The downside is like all forms of new media, it becomes debased or commercialized in such a way that innovation is throttled and monetization hides behind intellectual property laws to protect the cash flow from what could otherwise be a global public good. Communication teams think up creative hashtags and use Twitter to get traffic to websites and content by influencing all important Google rankings. Panhandlers, spammers and charlatans are emerging on the platform to give you a percentage of those funds sitting in a bank account somewhere.
There are alternatives to this form of social networking. Linkedin, Facebook, Google+ and Yammer are just some examples that many of us use regularly. But none of them have the utility of Twitter. I will continue to tweet and I continue to follow. Texting, SMS and short messaging is the norm. Who reads anymore? Who wants to talk? Can we concentrate on anything more than 90 seconds? Like everything else it is not just one thing. It is not Twitter to the exclusion of books, journals, and debate. It is a tool widely available and understood especially by people born after 1990! My comments are only a peek into an emerging world of social networks online. My sampling of technical tweets is very small but one that does date back to the start of Twitter in 2008. I have a lot to learn and discover. So join us if you have not done so already and deploy Twitter and twitter-like tools to help us to access, analyze, organize and share content. Curate, curate, curate…..
Picture of a whale held up by birds. When Twitter gets overloaded, users see the “Fail Whale” error message.
When Twitter gets overloaded, users see the “Fail Whale” error message.
So what does all of this mean for food and nutrition and knowledge management? Well we are in for a bumpy but exciting ride, notwithstanding the Fail Whale. Fasten that #seatbelt and see you on twitter.com.

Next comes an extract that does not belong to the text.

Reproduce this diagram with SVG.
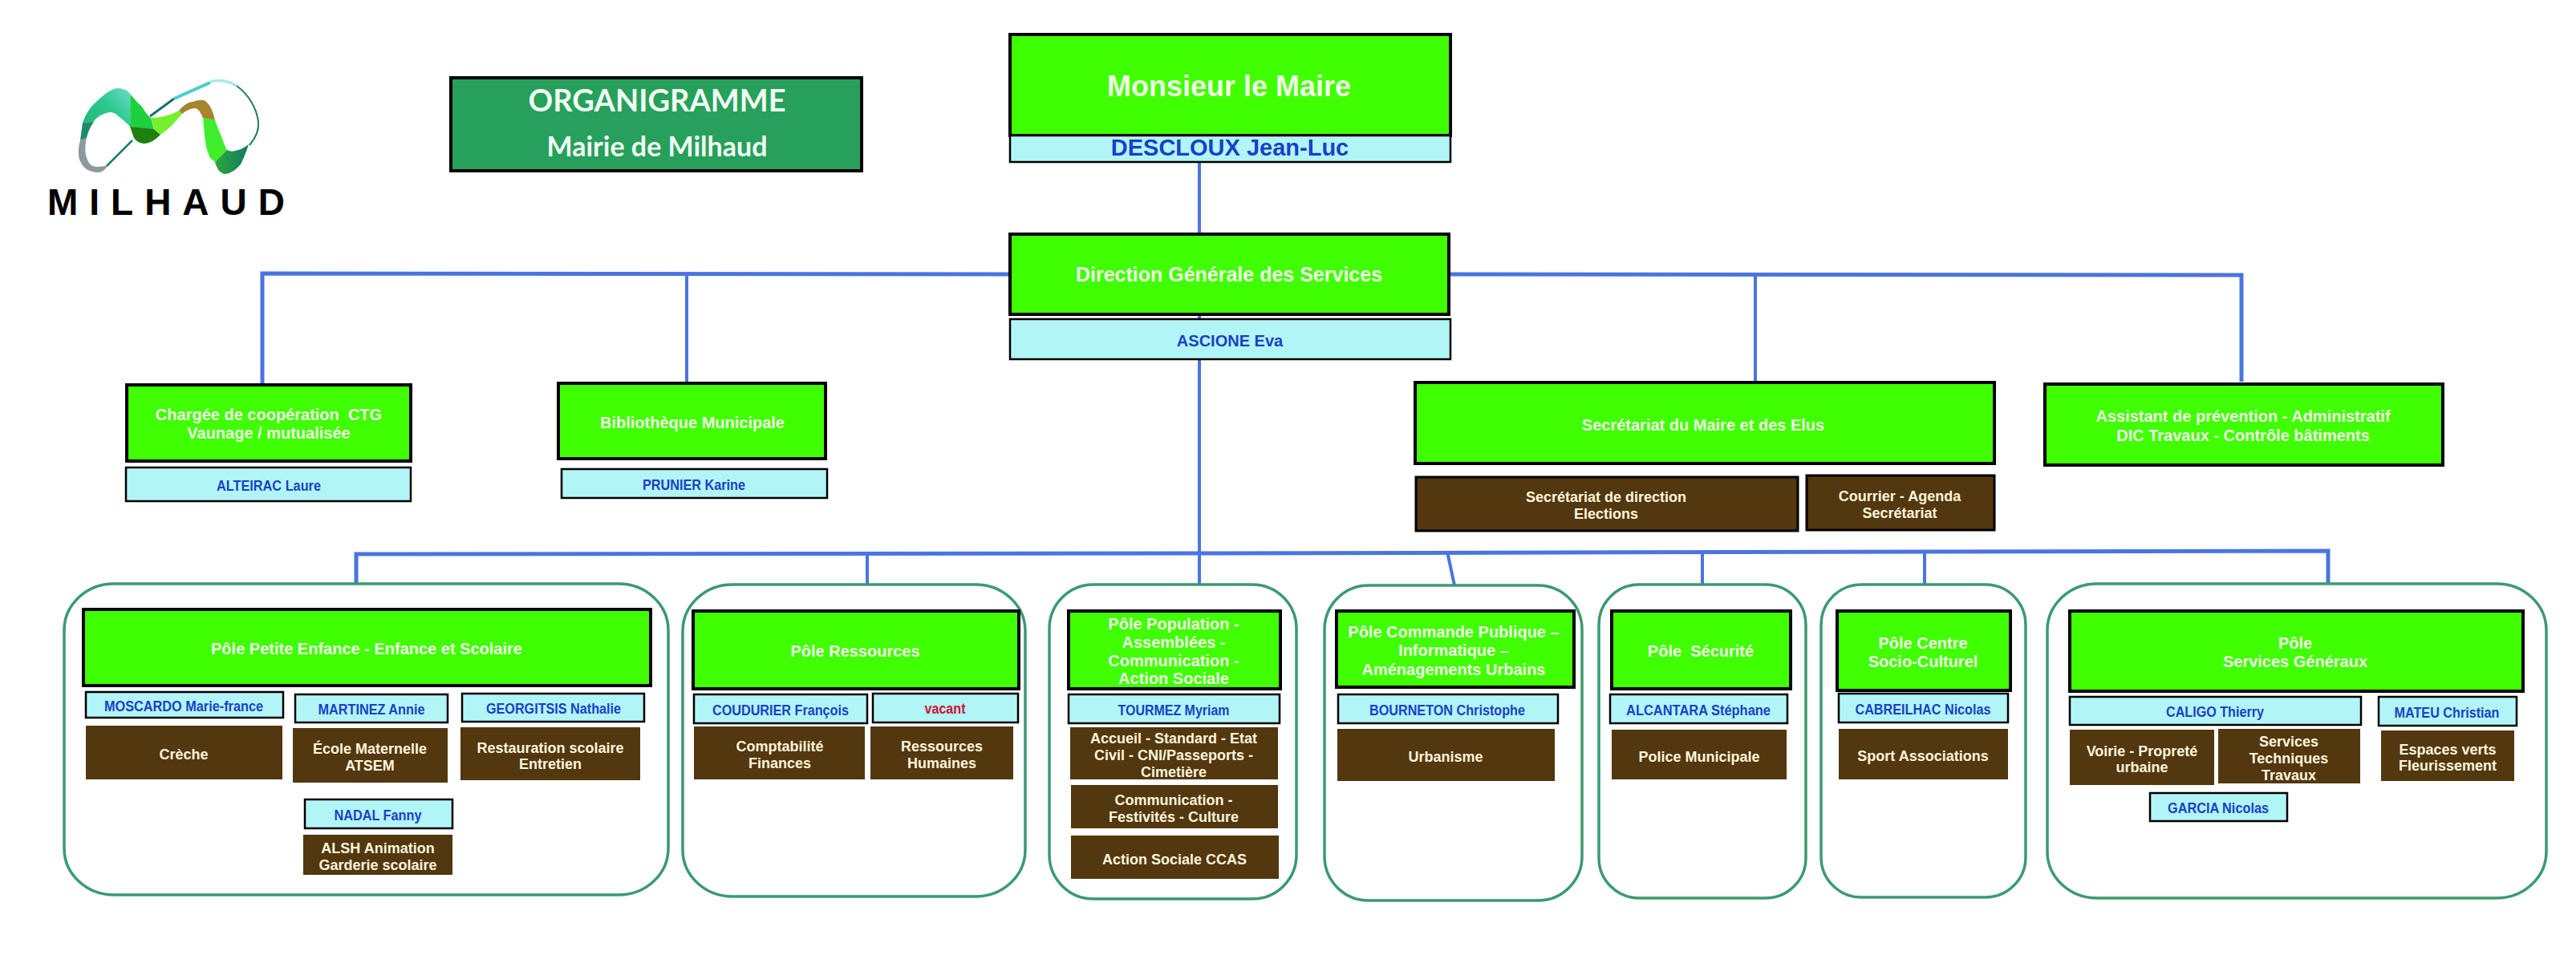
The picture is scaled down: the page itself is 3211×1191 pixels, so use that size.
<svg xmlns="http://www.w3.org/2000/svg" width="3211" height="1191" viewBox="0 0 3211 1191">
<defs>
<linearGradient id="arch" x1="0" y1="1" x2="1" y2="0.3"><stop offset="0" stop-color="#1fb877"/><stop offset="0.6" stop-color="#2cc78c"/><stop offset="1" stop-color="#58d8b8"/></linearGradient>
<linearGradient id="foot" x1="0" y1="0" x2="1" y2="0"><stop offset="0" stop-color="#2ba83c"/><stop offset="1" stop-color="#147a62"/></linearGradient>
</defs>
<style>
text{font-family:"Liberation Sans",Arial,sans-serif;font-weight:700;text-anchor:middle;dominant-baseline:central;white-space:pre}
.g{fill:#40ff00;stroke:#000;stroke-width:4}
.n{fill:#b2f5f7;stroke:#000;stroke-width:2.5}
.b{fill:#52370f}
.bk{fill:#52370f;stroke:#000;stroke-width:3}
.c{fill:#fff;stroke:#3a9a70;stroke-width:3.5}
.tg{fill:#f2ffe8;font-size:20px;transform:translateY(1.5px)}
.tn{fill:#1a3fc8;font-size:18px;transform:translateY(1.5px)}
.tb{fill:#fff6dc;font-size:18px;transform:translateY(1.5px)}
.l{fill:none;stroke:#4a74e0;stroke-width:4}
.t{font-family:Lato,"Open Sans",sans-serif;font-weight:700;fill:#f2fff4}
</style>
<rect width="3211" height="1191" fill="#fff"/>
<g id="logo">
<path d="M103,153C108,140 113,133 120,127C130,117 140,110 147,110C156,110 160,114 163,118L163,135L162,158C157,152 154,150 150,147C145,142 142,140 137,140C130,141 124,144 120,148C116,151 117,152 117,152Z" fill="url(#arch)"/>
<path d="M103,153L117,152C112,159 110,164 108,172L100,175Z" fill="#1d8a6c"/>
<path d="M100,175L108,172C106,180 106,188 107,193C109,203 114,208 120,208C126,208 131,207 135,206C131,212 127,215 122,215C112,215 103,210 99,199C97,191 98,182 100,175Z" fill="#8b9a9b"/>
<path d="M133,207L165,175" fill="none" stroke="#1d7f6c" stroke-width="2.5"/>
<path d="M163,118C168,124 172,129 177,133C181,140 184,144 188,147L192,162L162,158Z" fill="#1fd03e"/>
<path d="M162,158L192,161L200,168C193,175 186,179 180,179C174,179 170,176 167,172Z" fill="#1f7f10"/>
<path d="M188,147C200,147 212,144 223,138L227,142C220,150 214,157 208,162L200,168L192,161Z" fill="#74f02c"/>
<path d="M223,138C229,131 235,127 240,127C249,124 255,124 257,127C263,132 266,141 268,150L253,147C250,140 247,135 243,135C238,135 232,138 227,142Z" fill="#a5852d"/>
<path d="M253,147L268,150C271,158 274,166 277,173C279,179 281,184 283,187L268,202L262,197C259,190 258,186 257,183C255,170 254,158 253,147Z" fill="#3fee2a"/>
<path d="M283,187C287,189 290,189 293,188C299,187 305,184 310,180C306,192 303,199 300,205C293,213 286,217 280,217C274,216 270,210 268,202Z" fill="url(#foot)"/>
<path d="M187,145L217,123" fill="none" stroke="#1d6f70" stroke-width="3"/>
<path d="M217,123L262,103" fill="none" stroke="#45cfc8" stroke-width="4"/>
<path d="M262,102C274,99 285,101 295,107" fill="none" stroke="#a6ece4" stroke-width="3.5"/>
<path d="M295,107C310,118 320,135 322,152C323,163 318,173 311,181" fill="none" stroke="#1f7a6a" stroke-width="2"/>
<text x="214" y="252" font-size="46" letter-spacing="14" fill="#000">MILHAUD</text>
</g>
<g id="titre">
<rect x="562" y="97" width="512" height="116" fill="#27a05c" stroke="#000" stroke-width="4"/>
<text x="819" y="124" font-size="38" class="t">ORGANIGRAMME</text>
<text x="819" y="181" font-size="34" class="t">Mairie de Milhaud</text>
</g>
<g id="connectors" class="l">
<path d="M1495,202V291M1495,392V398M1495,448V728"/>
<path d="M1258,342L327,341V478" stroke-width="5"/>
<path d="M856,341V477"/>
<path d="M1806,342L2794,343V476" stroke-width="5"/>
<path d="M2188,342V476"/>
<path d="M444,727V691L1495,690L2902,687V728" stroke-width="5"/>
<path d="M1081,690V728M1804,688L1813,730M2122,688V729M2399,688V728"/>
</g>
<g id="maire">
<rect class="g" x="1259" y="43" width="549" height="126"/>
<text x="1532" y="107" font-size="36" fill="#f2ffe8">Monsieur le Maire</text>
<rect class="n" x="1259" y="169" width="549" height="33"/>
<text x="1533" y="184" font-size="29" fill="#1a3fc8">DESCLOUX Jean-Luc</text>
</g>
<g id="dgs">
<rect class="g" x="1259" y="292" width="547" height="100"/>
<text x="1532" y="342" font-size="25" fill="#f2ffe8">Direction Générale des Services</text>
<rect class="n" x="1259" y="398" width="549" height="50"/>
<text class="tn" x="1533" y="423" style="font-size:20px">ASCIONE Eva</text>
</g>
<g id="cooperation">
<rect class="g" x="158" y="480" width="354" height="95"/>
<text class="tg" x="335" y="515">Chargée de coopération  CTG</text>
<text class="tg" x="335" y="538">Vaunage / mutualisée</text>
<rect class="n" x="157" y="583" width="355" height="42"/>
<text class="tn" x="335" y="604" textLength="130" lengthAdjust="spacingAndGlyphs">ALTEIRAC Laure</text>
</g>
<g id="bibliotheque">
<rect class="g" x="696" y="478" width="333" height="94"/>
<text class="tg" x="863" y="525">Bibliothèque Municipale</text>
<rect class="n" x="700" y="585" width="331" height="36"/>
<text class="tn" x="865" y="603" textLength="128" lengthAdjust="spacingAndGlyphs">PRUNIER Karine</text>
</g>
<g id="secretariat">
<rect class="g" x="1764" y="477" width="722" height="101"/>
<text class="tg" x="2123" y="528">Secrétariat du Maire et des Elus</text>
<rect class="bk" x="1765" y="595" width="476" height="67"/>
<text class="tb" x="2002" y="618">Secrétariat de direction</text>
<text class="tb" x="2002" y="639">Elections</text>
<rect class="bk" x="2252" y="593" width="234" height="68"/>
<text class="tb" x="2368" y="617">Courrier - Agenda</text>
<text class="tb" x="2368" y="638">Secrétariat</text>
</g>
<g id="assistant">
<rect class="g" x="2549" y="479" width="496" height="101"/>
<text class="tg" x="2796" y="517">Assistant de prévention - Administratif</text>
<text class="tg" x="2796" y="541">DIC Travaux - Contrôle bâtiments</text>
</g>
<g id="pole-enfance">
<rect class="c" x="80" y="728" width="753" height="388" rx="62" ry="58"/>
<rect class="g" x="104" y="760" width="707" height="95"/>
<text class="tg" x="457" y="807">Pôle Petite Enfance - Enfance et Scolaire</text>
<rect class="n" x="107" y="863" width="246" height="32"/>
<text class="tn" x="229" y="879" textLength="198" lengthAdjust="spacingAndGlyphs">MOSCARDO Marie-france</text>
<rect class="n" x="368" y="866" width="190" height="35"/>
<text class="tn" x="463" y="883" textLength="133" lengthAdjust="spacingAndGlyphs">MARTINEZ Annie</text>
<rect class="n" x="576" y="865" width="227" height="35"/>
<text class="tn" x="690" y="882" textLength="168" lengthAdjust="spacingAndGlyphs">GEORGITSIS Nathalie</text>
<rect class="b" x="107" y="905" width="245" height="67"/>
<text class="tb" x="229" y="939">Crèche</text>
<rect class="b" x="365" y="908" width="193" height="68"/>
<text class="tb" x="461" y="932">École Maternelle</text>
<text class="tb" x="461" y="953">ATSEM</text>
<rect class="b" x="574" y="907" width="224" height="66"/>
<text class="tb" x="686" y="931">Restauration scolaire</text>
<text class="tb" x="686" y="951">Entretien</text>
<rect class="n" x="380" y="997" width="184" height="36"/>
<text class="tn" x="471" y="1015" textLength="109" lengthAdjust="spacingAndGlyphs">NADAL Fanny</text>
<rect class="b" x="378" y="1041" width="186" height="50"/>
<text class="tb" x="471" y="1056">ALSH Animation</text>
<text class="tb" x="471" y="1077">Garderie scolaire</text>
</g>
<g id="pole-ressources">
<rect class="c" x="851" y="729" width="427" height="389" rx="62" ry="58"/>
<rect class="g" x="864" y="762" width="406" height="97"/>
<text class="tg" x="1066" y="810">Pôle Ressources</text>
<rect class="n" x="865" y="866" width="216" height="36"/>
<text class="tn" x="973" y="884" textLength="170" lengthAdjust="spacingAndGlyphs">COUDURIER François</text>
<rect class="n" x="1088" y="865" width="181" height="36"/>
<text class="tn" x="1178" y="882" style="fill:#d01030" textLength="51" lengthAdjust="spacingAndGlyphs">vacant</text>
<rect class="b" x="865" y="906" width="213" height="66"/>
<text class="tb" x="972" y="929">Comptabilité</text>
<text class="tb" x="972" y="950">Finances</text>
<rect class="b" x="1085" y="906" width="178" height="66"/>
<text class="tb" x="1174" y="929">Ressources</text>
<text class="tb" x="1174" y="950">Humaines</text>
</g>
<g id="pole-population">
<rect class="c" x="1308" y="729" width="308" height="392" rx="55" ry="55"/>
<rect class="g" x="1332" y="762" width="264" height="97"/>
<text class="tg" x="1463" y="776">Pôle Population -</text>
<text class="tg" x="1463" y="799">Assemblées -</text>
<text class="tg" x="1463" y="822">Communication -</text>
<text class="tg" x="1463" y="844">Action Sociale</text>
<rect class="n" x="1332" y="866" width="263" height="36"/>
<text class="tn" x="1463" y="884" textLength="139" lengthAdjust="spacingAndGlyphs">TOURMEZ Myriam</text>
<rect class="b" x="1334" y="907" width="259" height="65"/>
<text class="tb" x="1463" y="919">Accueil - Standard - Etat</text>
<text class="tb" x="1463" y="940">Civil - CNI/Passeports -</text>
<text class="tb" x="1463" y="961">Cimetière</text>
<rect class="b" x="1335" y="979" width="258" height="54"/>
<text class="tb" x="1463" y="996">Communication -</text>
<text class="tb" x="1463" y="1017">Festivités - Culture</text>
<rect class="b" x="1335" y="1042" width="259" height="54"/>
<text class="tb" x="1464" y="1070">Action Sociale CCAS</text>
</g>
<g id="pole-commande">
<rect class="c" x="1651" y="730" width="321" height="393" rx="55" ry="55"/>
<rect class="g" x="1666" y="762" width="296" height="95"/>
<text class="tg" x="1812" y="786">Pôle Commande Publique –</text>
<text class="tg" x="1812" y="809">Informatique –</text>
<text class="tg" x="1812" y="833">Aménagements Urbains</text>
<rect class="n" x="1668" y="866" width="274" height="36"/>
<text class="tn" x="1804" y="884" textLength="194" lengthAdjust="spacingAndGlyphs">BOURNETON Christophe</text>
<rect class="b" x="1667" y="909" width="271" height="65"/>
<text class="tb" x="1802" y="942">Urbanisme</text>
</g>
<g id="pole-securite">
<rect class="c" x="1993" y="729" width="258" height="391" rx="50" ry="50"/>
<rect class="g" x="2009" y="762" width="223" height="97"/>
<text class="tg" x="2120" y="810">Pôle  Sécurité</text>
<rect class="n" x="2007" y="866" width="221" height="36"/>
<text class="tn" x="2117" y="884" textLength="180" lengthAdjust="spacingAndGlyphs">ALCANTARA Stéphane</text>
<rect class="b" x="2009" y="910" width="218" height="62"/>
<text class="tb" x="2118" y="942">Police Municipale</text>
</g>
<g id="pole-socio">
<rect class="c" x="2270" y="729" width="255" height="390" rx="50" ry="50"/>
<rect class="g" x="2290" y="762" width="216" height="99"/>
<text class="tg" x="2397" y="800">Pôle Centre</text>
<text class="tg" x="2397" y="823">Socio-Culturel</text>
<rect class="n" x="2292" y="865" width="211" height="36"/>
<text class="tn" x="2397" y="883" textLength="169" lengthAdjust="spacingAndGlyphs">CABREILHAC Nicolas</text>
<rect class="b" x="2292" y="909" width="211" height="63"/>
<text class="tb" x="2397" y="941">Sport Associations</text>
</g>
<g id="pole-services">
<rect class="c" x="2552" y="728" width="622" height="392" rx="62" ry="58"/>
<rect class="g" x="2580" y="762" width="565" height="100"/>
<text class="tg" x="2861" y="800">Pôle</text>
<text class="tg" x="2861" y="823">Services Généraux</text>
<rect class="n" x="2580" y="869" width="363" height="35"/>
<text class="tn" x="2761" y="886" textLength="122" lengthAdjust="spacingAndGlyphs">CALIGO Thierry</text>
<rect class="n" x="2965" y="869" width="172" height="36"/>
<text class="tn" x="3050" y="887" textLength="131" lengthAdjust="spacingAndGlyphs">MATEU Christian</text>
<rect class="b" x="2580" y="910" width="180" height="69"/>
<text class="tb" x="2670" y="935">Voirie - Propreté</text>
<text class="tb" x="2670" y="955">urbaine</text>
<rect class="b" x="2765" y="909" width="177" height="68"/>
<text class="tb" x="2853" y="923">Services</text>
<text class="tb" x="2853" y="944">Techniques</text>
<text class="tb" x="2853" y="965">Travaux</text>
<rect class="b" x="2968" y="911" width="166" height="63"/>
<text class="tb" x="3051" y="933">Espaces verts</text>
<text class="tb" x="3051" y="953">Fleurissement</text>
<rect class="n" x="2680" y="989" width="171" height="35"/>
<text class="tn" x="2765" y="1006" textLength="126" lengthAdjust="spacingAndGlyphs">GARCIA Nicolas</text>
</g>
</svg>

Bruce Cogill is the program leader for Nutrition and Marketing of Diversity at the Rome headquarters of Bioversity International. He has an extensive experience in management, food and nutrition policy, research, programs and practice. He holds a Ph.D. and Master’s degrees from Cornell University in the U.S.A. where he studied International Nutrition and Agricultural Economics and an undergraduate degree from Australia in Food Science and Technology. He has consulted on food and nutrition for Universities, the UN, the World Bank and others. His experience includes appointments as the Chief of Nutrition at USAID Washington where he championed the nutrition effort for the Feed the Future and the Global Health Initiative. He was coordinator for the IASC Global Nutrition Cluster at UNICEF where he coordinated over 37 NGOs, academic, UN and technical agencies in the food and nutrition preparedness and response to emergencies. In addition, he spearheaded the successful FANTA and A2Z projects and USAID’s efforts in research and programming for nutrition and food security, HIV, micronutrients and in the community management of severe and moderate acute malnutrition. He has contributed to strategy developments for large donors and served on technical committees and recently was on the Board of the Micronutrient Initiative, GAIN Alliance, and the Chair of the Steering Committee for the Health and Nutrition Tracking Service at WHO. He has lived and worked in several countries including Mozambique, Kenya, and Papua New Guinea. He has published extensively ranging from practical guides and reviews to articles in peer reviewed journals including one of the most popular guides on anthropometry. He has appeared on television news programs and in print as an authority on international nutrition.